BAGHDAD - An Iraqi military spokesman said Sunday that militants fleeing a security crackdown in Baghdad have made areas outside the capital "breeding grounds for violence," spreading deadly bombings and sectarian attacks to areas once relatively untouched.

The most recent strike occurred Sunday when a bomb struck a popular market in Tuz Khormato, 130 miles north of Baghdad, killing three people and wounding four. It was the second attack in the city in as many days after two Iraqis seeking work were killed in a car bombing on Saturday.

Brig. Gen. Qassim al-Moussawi promised the recent attacks would not derail the neighborhood-to-neighborhood sweep that began in Baghdad on Feb. 14.
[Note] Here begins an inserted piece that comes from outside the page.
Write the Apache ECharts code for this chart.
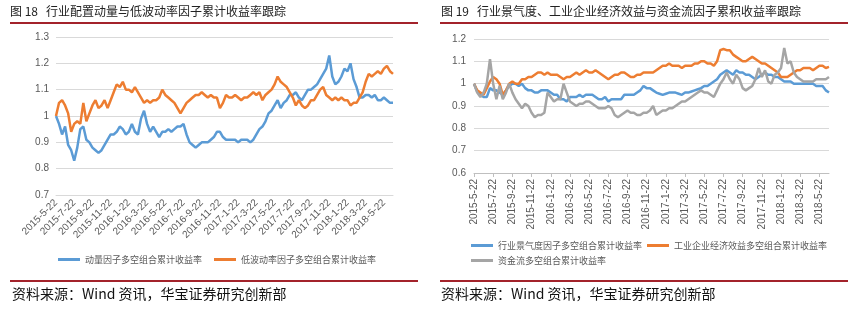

"We are not going back. We have achieved progress and we are going to continue this progress. We need the cooperation of the Iraqi people with the Iraqi security forces. Iraqi people should give more tips about ammunition and weapons caches."

He acknowledged an increase in violence outside Baghdad even as the death toll is down in the capital but said the security crackdown was providing an example of how to fight it.

"The fact that the violence decreased in Baghdad, the terrorists went to the surrounding areas and these areas are breeding grounds for violence ... tribal leaders are carrying operations against them," he said. "The terrorist elements are backed into a corner and we are going to continue to carry out these operations."

U.S. military spokesman Rear Adm. Mark Fox also expressed confidence in the security sweep, saying half of the U.S. troop reinforcements are in place, but he warned it would not be easy to pacify the capital and asked for patience.

"The effort to exert security in Iraq will take time," Fox said at a joint news conference with al-Moussawi. "Our job will not be accomplished within days or weeks."

"We are going to see more violence in the coming weeks and months," he added.

More than 600 Iraqis were killed in sectarian violence last week alone, most in a series of high-profile suicide bombings. Among them were at least 152 people killed in a suicide truck bombing in Tal Afar -- the deadliest single strike since the war started four years ago. That bombing was followed by a shooting rampage against Sunnis that left at least 45 people dead.

Underscoring security concerns, Fox said two suicide vests were found unexploded Saturday in the heavily fortified Green Zone in Baghdad, less than a week after a rocket attack killed two Americans in the vast central area. Fox said the matter was under investigation, and al-Moussawi declined to comment on where the vests were found.

In other violence Sunday, two top Sunni officials escaped an assassination attempt in one Baghdad's most restive neighborhoods.

Omar Abdul-Sattar of the National Accordance Front, the biggest Sunni parliamentary block with 44 seats, and Omar al-Jubouri, an aide to Sunni Vice President Tariq al-Hashemi, were targeted by a roadside bomb when their convoy was passing through Yarmouk in western Baghdad, police said. Nobody was killed in the attack, but it came amid a recent rise in violence by suspected Sunni insurgents against members of the minority Islamic sect who are affiliated with the political process.

Separately, Kurdish lawmakers struck back against criticism over the Iraqi government's decision to endorse plans to relocate thousands of Arabs who were moved to the northern city of Kirkuk as part of Saddam Hussein's campaign to force ethnic Kurds out of the oil-rich city, in an effort to undo one of the former dictator's most enduring and hated policies.

The contentious decision on Kirkuk was confirmed Saturday by Iraq's Sunni Justice Minister Hashim al-Shebli on Saturday as he told The Associated Press he was resigning. Almost immediately, opposition politicians said they feared it would harden the violent divisions among Iraq's fractious ethnic and religious groups and possibly lead to an Iraq divided among Kurds, Sunni Arabs and Shiites.

The plan was virtually certain to anger neighboring Turkey, which fears a northward migration of Iraqi Kurds -- and an exodus of Sunni Arabs -- will inflame its own restive Kurdish minority.

The Kurds warned that derailing the decision, which could pave the way for a referendum on the city's fate as required by the constitution, "will put Iraq's unity at risk."

"Those who are putting sticks in the wheel of the political process are those who are calling for derailing this article," Saad al-Barzanchi, a Kudish lawmaker with Kurdish parliamentary block that holds 53 seats. "This is not a negotiable matter. To those who want to derail it ... we say: This is an alarm bell and threatens Iraq's unity."